Journal of Dairy Research



Effect of chymosin and salt reduction on the quality of ultrafiltrated white-salted cheese


Mutlag M Al-Otaibi a1 and R Andrew Wilbey a1c1
a1 School of Food Biosciences, The University of Reading, RG6 6AP, UK

Article author query
al-otaibi mm   [PubMed][Google Scholar] 
wilbey ra   [PubMed][Google Scholar] 

Abstract

This study demonstrated that both chymosin and salt-in-moisture (SM) were important factors for proteolysis in the manufacture of ultrafiltrated white-salted cheese, with significant effects on water-soluble nitrogen and nitrogen soluble in trichloroacetic acid.
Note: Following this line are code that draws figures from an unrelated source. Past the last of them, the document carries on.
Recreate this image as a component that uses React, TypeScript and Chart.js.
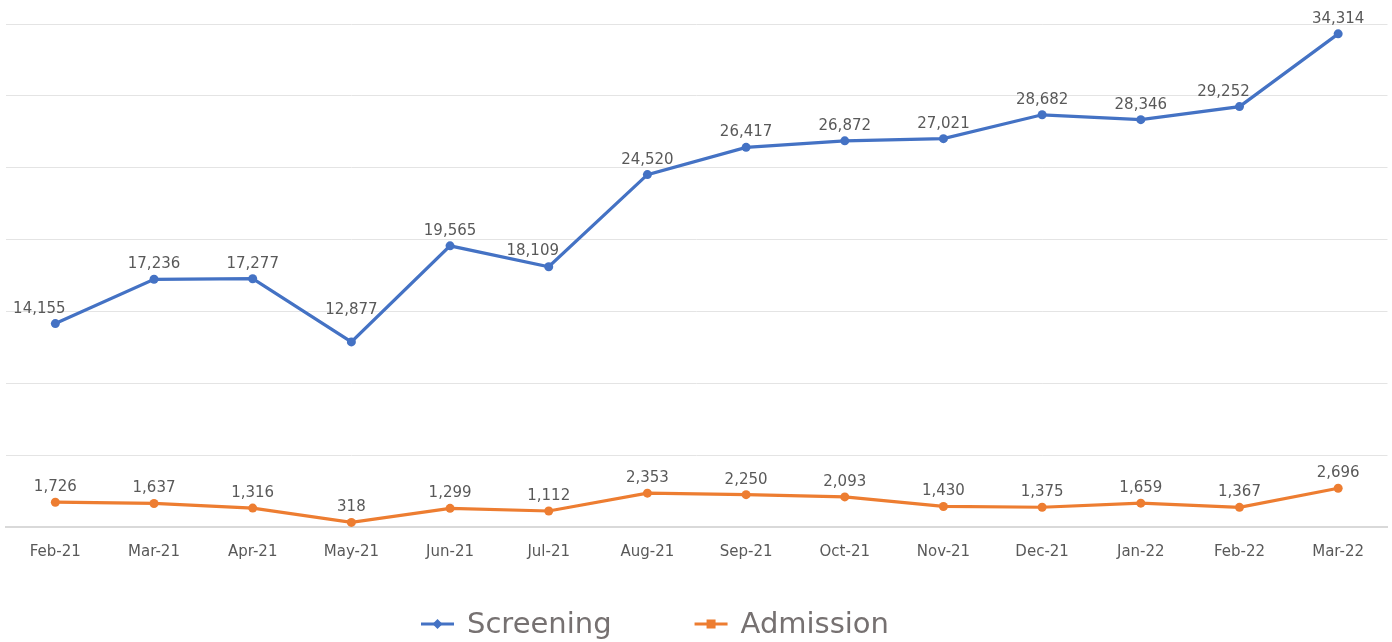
import React, { useEffect, useRef } from "react";
import { Chart, registerables } from "chart.js";

Chart.register(...registerables);

const categories = ["Feb-21", "Mar-21", "Apr-21", "May-21", "Jun-21", "Jul-21", "Aug-21", "Sep-21", "Oct-21", "Nov-21", "Dec-21", "Jan-22", "Feb-22", "Mar-22"];
const screening = [14155, 17236, 17277, 12877, 19565, 18109, 24520, 26417, 26872, 27021, 28682, 28346, 29252, 34314];
const admission = [1726, 1637, 1316, 318, 1299, 1112, 2353, 2250, 2093, 1430, 1375, 1659, 1367, 2696];
const seriesNames = ["Screening", "Admission"];
const seriesColors = ["#4472C4", "#ED7D31"];
const legendMarkers = ["diamond", "square"];
const yMin = 0;
const yMax = 35000;
const yStep = 5000;

const FONT = "'DejaVu Sans', sans-serif";

function boxHitsLines(chart: any, l: number, r: number, t: number, b: number, m: number) {
  for (let i = 0; i < chart.data.datasets.length; i++) {
    const pts = chart.getDatasetMeta(i).data;
    for (let k = 0; k < pts.length - 1; k++) {
      const a = pts[k], c = pts[k + 1];
      const steps = Math.max(2, Math.ceil(Math.abs(c.x - a.x)));
      for (let s = 0; s <= steps; s++) {
        const x = a.x + ((c.x - a.x) * s) / steps;
        const y = a.y + ((c.y - a.y) * s) / steps;
        if (x >= l - m && x <= r + m && y >= t - m && y <= b + m) return true;
      }
    }
  }
  return false;
}

const dataLabelPlugin = {
  id: "dataLabels",
  afterDatasetsDraw(chart: any) {
    const ctx = chart.ctx;
    ctx.save();
    ctx.font = `15px ${FONT}`;
    ctx.fillStyle = "#595959";
    ctx.textAlign = "center";
    ctx.textBaseline = "alphabetic";
    chart.data.datasets.forEach((ds: any, i: number) => {
      const meta = chart.getDatasetMeta(i);
      meta.data.forEach((pt: any, j: number) => {
        const text = (ds.data[j] as number).toLocaleString("en-US");
        const w = ctx.measureText(text).width;
        let fx = pt.x, fy = pt.y - 11;
        let found = false;
        for (let off = 11; off <= 60 && !found; off++) {
          for (const dx of [0, -16, 16]) {
            const cx = pt.x + dx;
            const bottom = pt.y - off;
            if (!boxHitsLines(chart, cx - w / 2, cx + w / 2, bottom - 11, bottom, 1)) {
              fx = cx;
              fy = bottom;
              found = true;
              break;
            }
          }
        }
        ctx.fillText(text, fx, fy);
      });
    });
    ctx.restore();
  },
};

const legendPlugin = {
  id: "customLegend",
  afterDraw(chart: any) {
    const ctx = chart.ctx;
    ctx.save();
    ctx.font = `29px ${FONT}`;
    ctx.textBaseline = "middle";
    ctx.textAlign = "left";
    const cy = 624;
    const lineW = 33;
    const gapLT = 13;
    const gapItems = 83;
    const widths = seriesNames.map((n) => ctx.measureText(n).width);
    const total = widths.reduce((a, w) => a + lineW + gapLT + w, 0) + gapItems * (seriesNames.length - 1);
    let x = 655 - total / 2;
    seriesNames.forEach((name, i) => {
      const color = seriesColors[i];
      ctx.strokeStyle = color;
      ctx.lineWidth = 3;
      ctx.beginPath();
      ctx.moveTo(x, cy);
      ctx.lineTo(x + lineW, cy);
      ctx.stroke();
      ctx.fillStyle = color;
      const mx = x + lineW / 2;
      if (legendMarkers[i] === "diamond") {
        ctx.beginPath();
        ctx.moveTo(mx, cy - 5);
        ctx.lineTo(mx + 5, cy);
        ctx.lineTo(mx, cy + 5);
        ctx.lineTo(mx - 5, cy);
        ctx.closePath();
        ctx.fill();
      } else {
        ctx.fillRect(mx - 4.5, cy - 4.5, 9, 9);
      }
      ctx.fillStyle = "#767171";
      ctx.fillText(name, x + lineW + gapLT, cy + 1);
      x += lineW + gapLT + widths[i] + gapItems;
    });
    ctx.restore();
  },
};

export default function App() {
  const ref = useRef<HTMLCanvasElement | null>(null);
  useEffect(() => {
    if (!ref.current) return;
    const chart = new Chart(ref.current, {
      type: "line",
      data: {
        labels: categories,
        datasets: [
          {
            label: seriesNames[0],
            data: screening,
            borderColor: seriesColors[0],
            backgroundColor: seriesColors[0],
            borderWidth: 3.2,
            pointRadius: 4.5,
            pointHoverRadius: 4.5,
            pointBorderWidth: 0,
            tension: 0,
          },
          {
            label: seriesNames[1],
            data: admission,
            borderColor: seriesColors[1],
            backgroundColor: seriesColors[1],
            borderWidth: 3.2,
            pointRadius: 4.5,
            pointHoverRadius: 4.5,
            pointBorderWidth: 0,
            tension: 0,
          },
        ],
      },
      options: {
        animation: false,
        responsive: false,
        layout: { padding: { left: 6, right: 2, top: 24, bottom: 0 } },
        plugins: { legend: { display: false }, tooltip: { enabled: false } },
        scales: {
          x: {
            offset: true,
            grid: { display: false, drawTicks: false },
            border: { display: true, color: "#d9d9d9", width: 2 },
            ticks: { font: { family: FONT, size: 15 }, color: "#595959", padding: 16, maxRotation: 0, autoSkip: false },
            afterFit(scale: any) {
              scale.height = 115;
            },
          },
          y: {
            min: yMin,
            max: yMax,
            grid: { color: "#e4e4e4", lineWidth: 1, drawTicks: false },
            border: { display: false },
            ticks: { display: false, stepSize: yStep },
            afterFit(scale: any) {
              scale.width = 0;
            },
          },
        },
      },
      plugins: [dataLabelPlugin, legendPlugin],
    });
    return () => chart.destroy();
  }, []);
  return (
    <div style={{ position: "absolute", left: 0, top: 0, width: 1392, height: 642, background: "#fff" }}>
      <canvas ref={ref} width={1392} height={642} />
    </div>
  );
}
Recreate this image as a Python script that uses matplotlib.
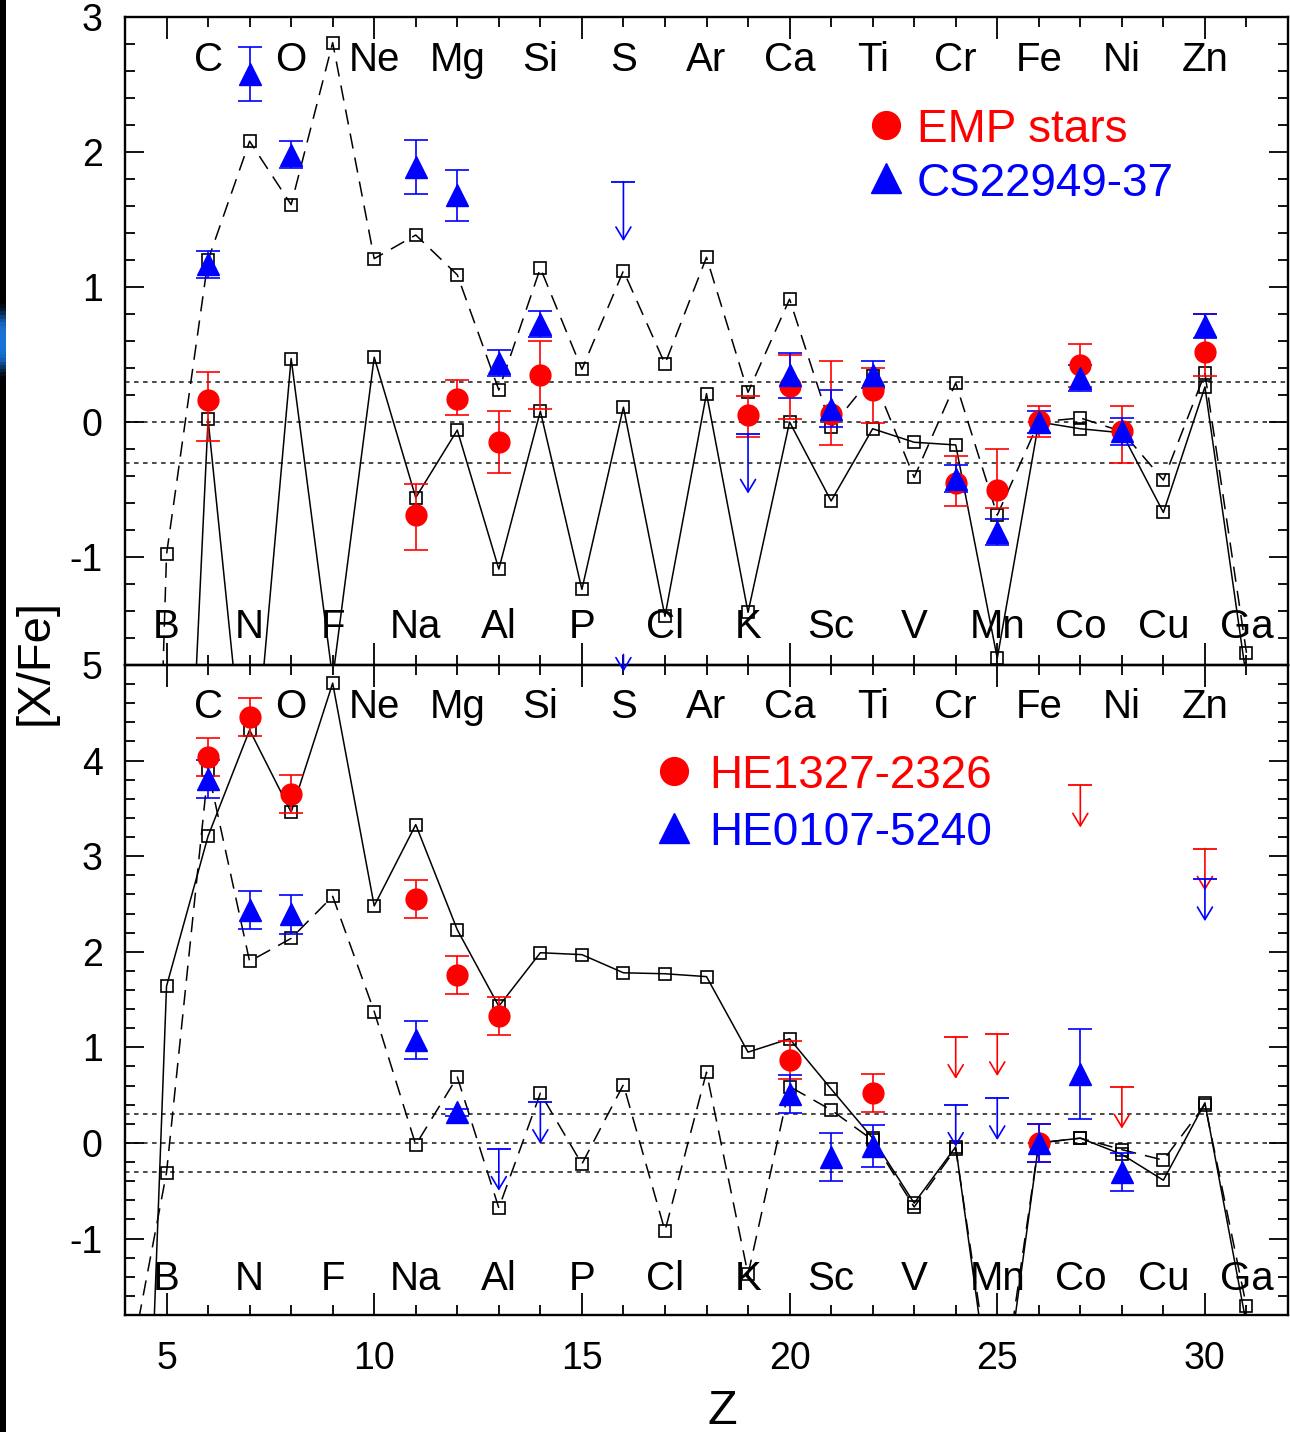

In contrast, the levels of free amino acids were not significantly affected by chymosin and salt treatments. The cheeses made using high levels of chymosin with low SM had lower levels of residual αs1- and β-casein at the end of ripening. On texture profile analysis, the hardness and fracturability of the cheeses significantly increased with SM and decreased during ripening. Increases in chymosin significantly contributed to the overall weakening of the structure throughout ripening. Bitter flavour was detected after 12 weeks in the cheese made with the higher chymosin level and lower SM, which could be the result of accumulation of γ-casein fractions. The sensory data indicated that the hedonic responses for low chymosin with low SM cheeses were good and acceptable in flavour, which may be due to the moderate levels of proteolysis products.

(Received July 14 2003)
(Accepted November 10 2004)


Key Words: Ultrafiltration; white cheese; proteolysis; salt reduction; chymosin reduction.